Some 220 of the Ghost’s 5,628 pounds come in the form of sound-deadening material, which joins double-glazed windows and the double-walled bulkhead and floor sections in the fight to keep noise and vibration from intruding on the cabin. In the final hour of the return drive, I finally got sick of bouncing around satellite radio, so I switched off the stereo and soaked in the silence. It might have been quieter still, but Rolls actually dialed sound back in. The car initially was considered disorienting, so engineers tuned the resonances of various components to create a harmonious single tone, a “whisper” white noise. What you actually hear at highway speeds, though, is wind rustle and faint tire noise.

The quietness is just another way this car lives up to its promise of comfortable, fatigue-free long-distance travel. Is it perfect? Of course not. To wit, here are a few quibbles: The band of chrome trim at the base of the side windows can be a powerful sun reflector. The front cupholders aren’t sized for anything much bigger than a soda can (the rears are larger). There’s only one USB port up front, and there’s no Android Auto. Finally, my passenger endured a spell when the rear power-seat controls and the power-deploying tray tables wouldn’t work — truly a first-world problem. It should be noted that this is a pre-production car and they came back to life when I restarted the engine after a gas stop.

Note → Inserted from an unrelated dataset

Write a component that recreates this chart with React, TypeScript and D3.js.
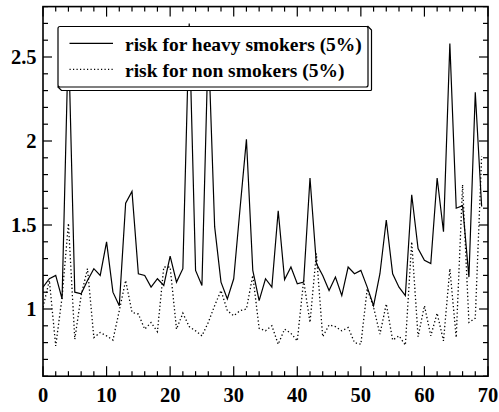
import React, { useRef, useEffect } from "react";
import * as d3 from "d3";

// relative risk per sample, x = 0..69
const heavySmokers = [
  1.13, 1.18, 1.2, 1.06, 2.62, 1.1, 1.09, 1.17, 1.24, 1.2,
  1.4, 1.1, 1.02, 1.63, 1.7, 1.21, 1.2, 1.13, 1.18, 1.14,
  1.315, 1.16, 1.24, 2.7, 1.23, 1.14, 2.6, 1.49, 1.16, 1.06,
  1.18, 1.6, 2.01, 1.23, 1.05, 1.18, 1.13, 1.585, 1.175, 1.25,
  1.15, 1.16, 1.78, 1.27, 1.2, 1.11, 1.19, 1.08, 1.25, 1.21,
  1.23, 1.13, 1.02, 1.21, 1.53, 1.21, 1.13, 1.08, 1.68, 1.36,
  1.29, 1.27, 1.78, 1.46, 2.58, 1.6, 1.615, 1.19, 2.29, 1.61,
];
const nonSmokers = [
  1.01, 1.17, 0.78, 1.07, 1.51, 0.82, 1.08, 1.24, 0.83, 0.86,
  0.84, 0.815, 0.99, 1.17, 0.98, 0.97, 0.88, 0.92, 0.865, 1.25,
  1.25, 0.88, 0.975, 0.895, 0.87, 0.84, 0.92, 1.02, 1.11, 0.99,
  0.96, 0.99, 1.0, 1.2, 0.885, 0.87, 0.9, 0.79, 0.88, 0.855,
  0.81, 1.17, 0.92, 1.33, 0.835, 0.905, 0.895, 0.87, 0.89, 0.8,
  0.79, 1.12, 1.01, 0.85, 1.03, 0.815, 0.84, 0.785, 1.4, 0.835,
  1.02, 0.84, 0.975, 0.81, 1.24, 0.83, 1.74, 0.92, 0.945, 1.91,
];
const seriesNames = ["risk for heavy smokers (5%)", "risk for non smokers (5%)"];
const xTickLabels = [0, 10, 20, 30, 40, 50, 60, 70];
const yTickLabels = [1, 1.5, 2, 2.5];

const FONT = "'Liberation Serif', 'Times New Roman', serif";

const App = () => {
  const ref = useRef<HTMLDivElement>(null);

  useEffect(() => {
    const W = 499;
    const H = 412;
    const left = 43;
    const right = 488;
    const top = 6.6;
    const bottom = 376.2;

    d3.select(ref.current).select("svg").remove();

    const svg = d3
      .select(ref.current)
      .append("svg")
      .attr("width", W)
      .attr("height", H)
      .style("position", "absolute")
      .style("left", "0px")
      .style("top", "0px")
      .style("background", "white");

    const x = d3.scaleLinear().domain([0, 70]).range([left, right]);
    const y = d3.scaleLinear().domain([0.6, 2.8]).range([bottom, top]);

    svg
      .append("clipPath")
      .attr("id", "plot-clip")
      .append("rect")
      .attr("x", left)
      .attr("y", top)
      .attr("width", right - left)
      .attr("height", bottom - top);

    const line = d3
      .line<number>()
      .x((d, i) => x(i))
      .y((d) => y(d));

    const g = svg.append("g").attr("clip-path", "url(#plot-clip)");

    g.append("path")
      .datum(nonSmokers)
      .attr("fill", "none")
      .attr("stroke", "black")
      .attr("stroke-width", 1.3)
      .attr("stroke-dasharray", "1.3 2.4")
      .attr("d", line);

    g.append("path")
      .datum(heavySmokers)
      .attr("fill", "none")
      .attr("stroke", "black")
      .attr("stroke-width", 1.2)
      .attr("d", line);

    // frame ticks, pointing inward on all four sides
    const xMinor = d3.range(0, 71, 2);
    const yMinor = d3.range(6, 29).map((v) => v / 10);
    const xLen = (v: number) => (v % 10 === 0 ? 10 : 5);
    const yLen = (v: number) => (Math.abs(v * 2 - Math.round(v * 2)) < 1e-6 ? 9 : 5);

    const ticks = svg.append("g").attr("stroke", "black").attr("stroke-width", 1.2);
    xMinor.forEach((v) => {
      ticks.append("line").attr("x1", x(v)).attr("x2", x(v)).attr("y1", bottom).attr("y2", bottom - xLen(v));
      ticks.append("line").attr("x1", x(v)).attr("x2", x(v)).attr("y1", top).attr("y2", top + xLen(v));
    });
    yMinor.forEach((v) => {
      ticks.append("line").attr("x1", left).attr("x2", left + yLen(v)).attr("y1", y(v)).attr("y2", y(v));
      ticks.append("line").attr("x1", right).attr("x2", right - yLen(v)).attr("y1", y(v)).attr("y2", y(v));
    });

    svg
      .append("rect")
      .attr("x", left)
      .attr("y", top)
      .attr("width", right - left)
      .attr("height", bottom - top)
      .attr("fill", "none")
      .attr("stroke", "black")
      .attr("stroke-width", 1.6);

    svg
      .append("g")
      .selectAll("text")
      .data(xTickLabels)
      .enter()
      .append("text")
      .attr("x", (d) => x(d))
      .attr("y", 402)
      .attr("text-anchor", "middle")
      .attr("font-family", FONT)
      .attr("font-weight", "bold")
      .attr("font-size", 20.5)
      .text((d) => d);

    svg
      .append("g")
      .selectAll("text")
      .data(yTickLabels)
      .enter()
      .append("text")
      .attr("x", 36.5)
      .attr("y", (d) => y(d))
      .attr("dy", "0.35em")
      .attr("text-anchor", "end")
      .attr("font-family", FONT)
      .attr("font-weight", "bold")
      .attr("font-size", 20.5)
      .text((d) => d);

    // legend: slab with a small bevel at right and bottom
    const lx0 = 58, ly0 = 26.5, lx1 = 368, ly1 = 87, dep = 3.5;
    const legend = svg.append("g");
    legend
      .append("path")
      .attr(
        "d",
        `M${lx1},${ly0} L${lx1 + dep},${ly0 + dep} L${lx1 + dep},${ly1 + dep - 1} Q${lx1 + dep},${ly1 + dep} ${lx1 + dep - 1},${ly1 + dep} L${lx0 + dep},${ly1 + dep} L${lx0},${ly1} Z`
      )
      .attr("fill", "white")
      .attr("stroke", "black")
      .attr("stroke-width", 1.2);
    legend
      .append("rect")
      .attr("x", lx0)
      .attr("y", ly0)
      .attr("width", lx1 - lx0)
      .attr("height", ly1 - ly0)
      .attr("rx", 2)
      .attr("fill", "white")
      .attr("stroke", "black")
      .attr("stroke-width", 1.2);

    seriesNames.forEach((name, i) => {
      const ly = 43.3 + i * 26;
      legend
        .append("line")
        .attr("x1", 69.5)
        .attr("x2", 113)
        .attr("y1", ly)
        .attr("y2", ly)
        .attr("stroke", "black")
        .attr("stroke-width", 1.2)
        .attr("stroke-dasharray", i === 1 ? "1.2 2.3" : null);
      legend
        .append("text")
        .attr("x", 125)
        .attr("y", ly + 8)
        .attr("font-family", FONT)
        .attr("font-weight", "bold")
        .attr("font-size", 19.5)
        .text(name);
    });
  }, []);

  return <div ref={ref}></div>;
};

export default App;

Speaking of refueling, my indicated average fuel economy was 19 mpg. That’s spot-on the EPA highway estimate; the city figure is a somewhat more distressing 12 mpg. Anyone who finds that to be profligate will be mortified at the Ghost’s sticker price, which starts at $332,500. The car I drove would ring in at about $425,000 with options. Otherworldy pricing, perhaps, but of the dozens of cars I’ve driven between New York and Michigan, the Ghost provided an experience like no other.